Source material:

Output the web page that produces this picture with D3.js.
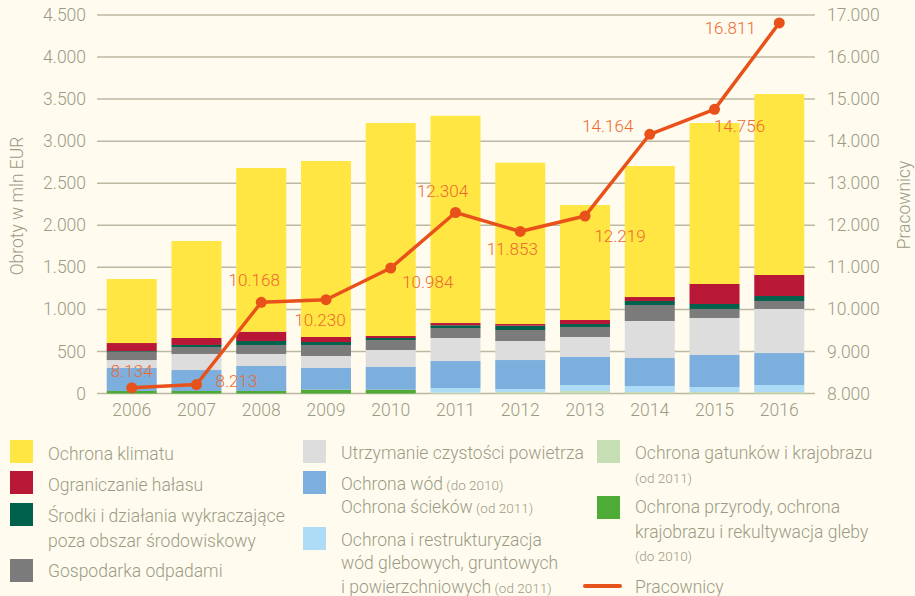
<!DOCTYPE html>
<html>
<head>
<meta charset="utf-8">
<script src="https://cdn.jsdelivr.net/npm/d3@7"></script>
<style>
  html, body { margin: 0; padding: 0; background: #fffcef; }
  svg { display: block; font-family: Roboto, "Noto Sans", sans-serif; font-weight: 300; }
</style>
</head>
<body>
<svg id="chart" width="915" height="596"></svg>
<script>
// ---- data ----
const years = ["2006","2007","2008","2009","2010","2011","2012","2013","2014","2015","2016"];
const przyroda  = [30, 30, 30, 45, 45, 0, 0, 0, 0, 0, 0];
const gatunki   = [0, 0, 0, 0, 0, 10, 18, 30, 18, 18, 18];
const restrukt  = [0, 0, 0, 0, 0, 55, 35, 71, 71, 59, 83];
const wody      = [273, 249, 297, 258, 270, 321, 345, 333, 333, 381, 380];
const powietrze = [95, 191, 143, 143, 202, 274, 226, 238, 440, 440, 524];
const odpady    = [99, 83, 107, 131, 119, 119, 131, 119, 190, 107, 95];
const srodki    = [8, 24, 47, 35, 24, 32, 51, 35, 48, 59, 59];
const halas     = [95, 83, 111, 60, 24, 27, 20, 48, 47, 238, 250];
const klimat    = [761, 1153, 1946, 2092, 2532, 2464, 1918, 1367, 1557, 1914, 2151];
const pracownicy = [8134, 8213, 10168, 10230, 10984, 12304, 11853, 12219, 14164, 14756, 16811];
const leftTicks = [0, 500, 1000, 1500, 2000, 2500, 3000, 3500, 4000, 4500];
const rightTicks = [8000, 9000, 10000, 11000, 12000, 13000, 14000, 15000, 16000, 17000];

// ---- styling ----
const seriesKeys = ["przyroda","gatunki","restrukt","wody","powietrze","odpady","srodki","halas","klimat"];
const seriesData = {przyroda, gatunki, restrukt, wody, powietrze, odpady, srodki, halas, klimat};
const colors = {
  klimat: "#ffe642", halas: "#b81835", srodki: "#00614c", odpady: "#7b7b7b",
  powietrze: "#dddddd", wody: "#7cafdd", restrukt: "#aedcf6", gatunki: "#c6deb3", przyroda: "#4eab36"
};
const lineColor = "#e8521a";
const labelColor = "#ec6a32";
const textColor = "#9b9b84";
const gridColor = "#bcb9a2";
// label offsets relative to the point (dx, dy of baseline)
const labelOffsets = [[0,-11],[40,2],[-7,-16],[-6,26],[37,20],[-13,-15],[-8,24],[35,26],[-42,-2],[25,23],[-49,11]];

const locale = d3.formatLocale({decimal: ",", thousands: ".", grouping: [3], currency: ["", ""]});
const fmt = locale.format(",");

const svg = d3.select("#chart");
const x0 = 97, x1 = 815, yBase = 393.5, yTop = 15;

const x = d3.scaleBand().domain(years).range([x0, 814]).paddingInner(0.2276).paddingOuter(0.15);
const yL = d3.scaleLinear().domain([0, 4500]).range([yBase, yTop]);
const yR = d3.scaleLinear().domain([8000, 17000]).range([yBase, yTop]);

// gridlines (also act as ticks)
svg.append("g").selectAll("line").data(leftTicks).join("line")
  .attr("x1", x0).attr("x2", x1)
  .attr("y1", d => yL(d)).attr("y2", d => yL(d))
  .attr("stroke", gridColor).attr("stroke-width", 1.5);

// left axis labels
const leftAxis = d3.axisLeft(yL).tickValues(leftTicks).tickFormat(fmt).tickSize(0).tickPadding(0);
const gL = svg.append("g").attr("transform", "translate(86,0)").call(leftAxis);
gL.select(".domain").remove();
gL.selectAll("text").attr("fill", textColor).attr("font-size", 17.5).attr("font-family", "Roboto");

const rightAxis = d3.axisRight(yR).tickValues(rightTicks).tickFormat(fmt).tickSize(0).tickPadding(0);
const gR = svg.append("g").attr("transform", "translate(827,0)").call(rightAxis);
gR.select(".domain").remove();
gR.selectAll("text").attr("fill", textColor).attr("font-size", 17.5).attr("font-family", "Roboto");

const bottomAxis = d3.axisBottom(x).tickSize(0).tickPadding(0);
const gB = svg.append("g").attr("transform", "translate(0,404)").call(bottomAxis);
gB.select(".domain").remove();
gB.selectAll("text").attr("fill", textColor).attr("font-size", 17.5).attr("font-family", "Roboto").attr("dy", "0.71em");

// axis titles
svg.append("text").attr("transform", "translate(23,206) rotate(-90)")
  .attr("text-anchor", "middle").attr("fill", textColor).attr("font-size", 17.5)
  .text("Obroty w mln EUR");
svg.append("text").attr("transform", "translate(910,205) rotate(-90)")
  .attr("text-anchor", "middle").attr("fill", textColor).attr("font-size", 17.5)
  .text("Pracownicy");

// stacked bars
const table = years.map((yr, i) => {
  const row = {year: yr};
  seriesKeys.forEach(k => row[k] = seriesData[k][i]);
  return row;
});
const stacked = d3.stack().keys(seriesKeys)(table);
svg.append("g").selectAll("g").data(stacked).join("g")
  .attr("fill", d => colors[d.key])
  .selectAll("rect").data(d => d).join("rect")
  .attr("x", d => x(d.data.year))
  .attr("width", x.bandwidth())
  .attr("y", d => yL(d[1]))
  .attr("height", d => Math.max(0, yL(d[0]) - yL(d[1])));

// line
const pts = years.map((yr, i) => ({year: yr, v: pracownicy[i], i}));
const line = d3.line().x(d => x(d.year) + x.bandwidth() / 2).y(d => yR(d.v));
svg.append("path").datum(pts).attr("d", line)
  .attr("fill", "none").attr("stroke", lineColor).attr("stroke-width", 3.5).attr("stroke-linejoin", "round");
svg.append("g").selectAll("circle").data(pts).join("circle")
  .attr("cx", d => x(d.year) + x.bandwidth() / 2).attr("cy", d => yR(d.v)).attr("r", 5.5)
  .attr("fill", lineColor);
svg.append("g").selectAll("text").data(pts).join("text")
  .attr("x", d => x(d.year) + x.bandwidth() / 2 + labelOffsets[d.i][0])
  .attr("y", d => yR(d.v) + labelOffsets[d.i][1])
  .attr("text-anchor", "middle").attr("fill", labelColor).attr("font-size", 17)
  .text(d => fmt(d.v));

// legend
const legendItems = [
  {key: "klimat", sx: 10, sy: 440, tx: 48, lines: [[460, "Ochrona klimatu", ""]]},
  {key: "halas", sx: 10, sy: 471, tx: 48, lines: [[491, "Ograniczanie hałasu", ""]]},
  {key: "srodki", sx: 10, sy: 503, tx: 48, lines: [[522, "Środki i działania wykraczające", ""], [547, "poza obszar środowiskowy", ""]]},
  {key: "odpady", sx: 10, sy: 559, tx: 48, lines: [[577, "Gospodarka odpadami", ""]]},
  {key: "powietrze", sx: 303, sy: 440, tx: 341, lines: [[459, "Utrzymanie czystości powietrza", ""]]},
  {key: "wody", sx: 303, sy: 471, tx: 341, lines: [[490, "Ochrona wód", " (do 2010)"], [513, "Ochrona ścieków", " (od 2011)"]]},
  {key: "restrukt", sx: 303, sy: 527, tx: 341, lines: [[546, "Ochrona i restrukturyzacja", ""], [569, "wód glebowych, gruntowych", ""], [593, "i powierzchniowych", " (od 2011)"]]},
  {key: "gatunki", sx: 597, sy: 440, tx: 635, lines: [[459, "Ochrona gatunków i krajobrazu", ""], [483, "", "(od 2011)"]]},
  {key: "przyroda", sx: 597, sy: 496, tx: 635, lines: [[513, "Ochrona przyrody, ochrona", ""], [538, "krajobrazu i rekultywacja gleby", ""], [561, "", "(do 2010)"]]}
];
const lg = svg.append("g");
legendItems.forEach(it => {
  lg.append("rect").attr("x", it.sx).attr("y", it.sy).attr("width", 23).attr("height", 23).attr("fill", colors[it.key]);
  it.lines.forEach(([yy, main, small]) => {
    const t = lg.append("text").attr("x", it.tx).attr("y", yy).attr("fill", textColor)
      .attr("font-size", 17.5);
    if (main) t.append("tspan").text(main);
    if (small) t.append("tspan").attr("font-size", 13.5).text(small);
  });
});
lg.append("line").attr("x1", 585).attr("x2", 620).attr("y1", 586).attr("y2", 586)
  .attr("stroke", lineColor).attr("stroke-width", 4).attr("stroke-linecap", "round");
lg.append("text").attr("x", 635).attr("y", 593).attr("fill", textColor).attr("font-size", 17.5)
  .text("Pracownicy");
</script>
</body>
</html>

What is being asked:
Repeat only what lies between the start of the data and the end of the line containing "15000, 16000, 17000];", exactly, with pictures left out.

The output:
Output the web page that produces this picture with D3.js.
<!DOCTYPE html>
<html>
<head>
<meta charset="utf-8">
<script src="https://cdn.jsdelivr.net/npm/d3@7"></script>
<style>
  html, body { margin: 0; padding: 0; background: #fffcef; }
  svg { display: block; font-family: Roboto, "Noto Sans", sans-serif; font-weight: 300; }
</style>
</head>
<body>
<svg id="chart" width="915" height="596"></svg>
<script>
// ---- data ----
const years = ["2006","2007","2008","2009","2010","2011","2012","2013","2014","2015","2016"];
const przyroda  = [30, 30, 30, 45, 45, 0, 0, 0, 0, 0, 0];
const gatunki   = [0, 0, 0, 0, 0, 10, 18, 30, 18, 18, 18];
const restrukt  = [0, 0, 0, 0, 0, 55, 35, 71, 71, 59, 83];
const wody      = [273, 249, 297, 258, 270, 321, 345, 333, 333, 381, 380];
const powietrze = [95, 191, 143, 143, 202, 274, 226, 238, 440, 440, 524];
const odpady    = [99, 83, 107, 131, 119, 119, 131, 119, 190, 107, 95];
const srodki    = [8, 24, 47, 35, 24, 32, 51, 35, 48, 59, 59];
const halas     = [95, 83, 111, 60, 24, 27, 20, 48, 47, 238, 250];
const klimat    = [761, 1153, 1946, 2092, 2532, 2464, 1918, 1367, 1557, 1914, 2151];
const pracownicy = [8134, 8213, 10168, 10230, 10984, 12304, 11853, 12219, 14164, 14756, 16811];
const leftTicks = [0, 500, 1000, 1500, 2000, 2500, 3000, 3500, 4000, 4500];
const rightTicks = [8000, 9000, 10000, 11000, 12000, 13000, 14000, 15000, 16000, 17000];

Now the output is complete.